When I said this to a senior administration official the other day, I worried that, after 90-plus days of round-the-clock work, and some not insubstantial achievements, he was apt to take my head off.
Instead, he agreed with the point, and he kept returning to it.
Some of the heavy lifting ahead is the result of a deliberate and eminently sensible strategy to push off tough or controversial choices -- kind of like taking an "incomplete" in a college course but knowing that you'll have to write the paper over Christmas break. For instance, the president said he wanted to close Guantanamo; the hard part will be figuring out how to deal with the prisoners remaining there. (Hint of difficulty: France agreed to take one.)

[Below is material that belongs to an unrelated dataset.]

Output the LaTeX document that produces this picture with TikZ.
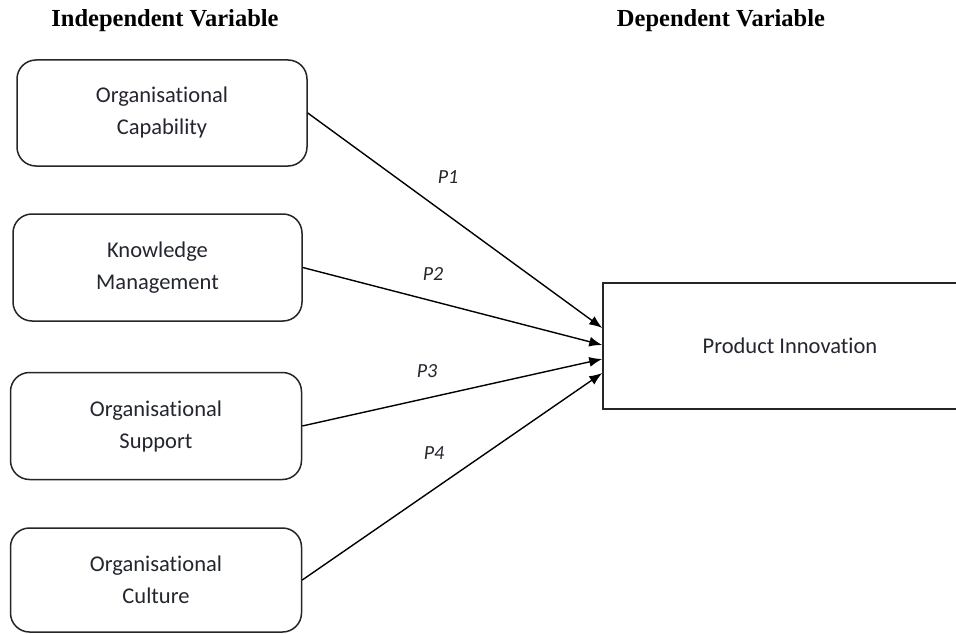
\documentclass[tikz,border=0pt]{standalone}
\usepackage{fontspec}
\setmainfont{Liberation Serif}
\newfontfamily\bodyfont[Ligatures=NoCommon]{Carlito}
\usetikzlibrary{arrows.meta}
\definecolor{boxtext}{HTML}{23262E}
\begin{document}
\begin{tikzpicture}[x=1pt,y=-1pt,
  heading/.style={font=\bfseries\fontsize{24.5}{28}\selectfont, text=black},
  varbox/.style={draw=black!85, line width=1.5pt, rounded corners=19pt,
    align=center, text=boxtext, inner sep=0pt,
    font=\bodyfont\fontsize{22.5}{32}\selectfont},
  outbox/.style={draw=black!85, line width=1.5pt, inner sep=0pt,
    text=boxtext, font=\bodyfont\fontsize{22.5}{26}\selectfont},
  plabel/.style={font=\bodyfont\itshape\fontsize{20}{22}\selectfont, text=boxtext},
  link/.style={line width=1.4pt, -{Latex[length=13pt,width=10pt]}}]
\clip (0,0) rectangle (956,634);
\fill[white] (0,0) rectangle (956,634);

% column headings
\node[heading] (hind) at (165,21) {Independent Variable};
\node[heading] (hdep) at (721,21) {Dependent Variable};

% independent variables
\node[varbox, minimum width=290pt, minimum height=106pt] (cap) at (162,113)
  {Organisational\\Capability};
\node[varbox, minimum width=289pt, minimum height=107pt] (km) at (157.5,267.5)
  {Knowledge\\Management};
\node[varbox, minimum width=291pt, minimum height=107pt] (sup) at (156,426)
  {Organisational\\Support};
\node[varbox, minimum width=291pt, minimum height=104pt] (cul) at (156,580)
  {Organisational\\Culture};

% dependent variable
\node[outbox, minimum width=374pt, minimum height=126pt] (pi) at (790,346)
  {Product Innovation};

% propositions
\draw[link] (cap.east) -- ([yshift=18pt]pi.west);
\draw[link] (km.east)  -- ([yshift=1pt]pi.west);
\draw[link] (sup.east) -- ([yshift=-13pt]pi.west);
\draw[link] (cul.east) -- ([yshift=-27pt]pi.west);

\node[plabel] (p1) at (448,177) {P1};
\node[plabel] (p2) at (433,274) {P2};
\node[plabel] (p3) at (427,371) {P3};
\node[plabel] (p4) at (434,453) {P4};
\end{tikzpicture}
\end{document}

Similarly, the president reaffirmed his promise to end the military's policy of "don't ask, don't tell." But the administration avoided the opening-weeks mess in which the Clinton team found itself by announcing that the reversal, which would require a change in the law, was coming -- but not right now. As Defense Secretary Robert Gates told Fox News Sunday last month, "The president and I feel like we've got a lot on our plates right now and let's push that one down the road a little bit."
At some point, though, the road runs out.
Pick your issue, domestic or foreign: While the first 100 days served to set the stage and dispense with preliminaries, the harder work is ahead. To take a big one, the prospects for major health-care overhaul are as auspicious as they've been in years -- and if the final result reflects a major expansion of coverage and serious efforts at containing costs, it will be a huge achievement even if it falls short of covering every American. But the road there is seeded with land mines, in plain sight but still potentially lethal. Will insurance options include a government-run plan? How will expansion be paid for?
"The devil's in the details, and it's going to get harder as time goes on," the senior official said. And later, in an assessment decidedly devoid of Obama-like lyricism, "The future looks like a big pain in the neck."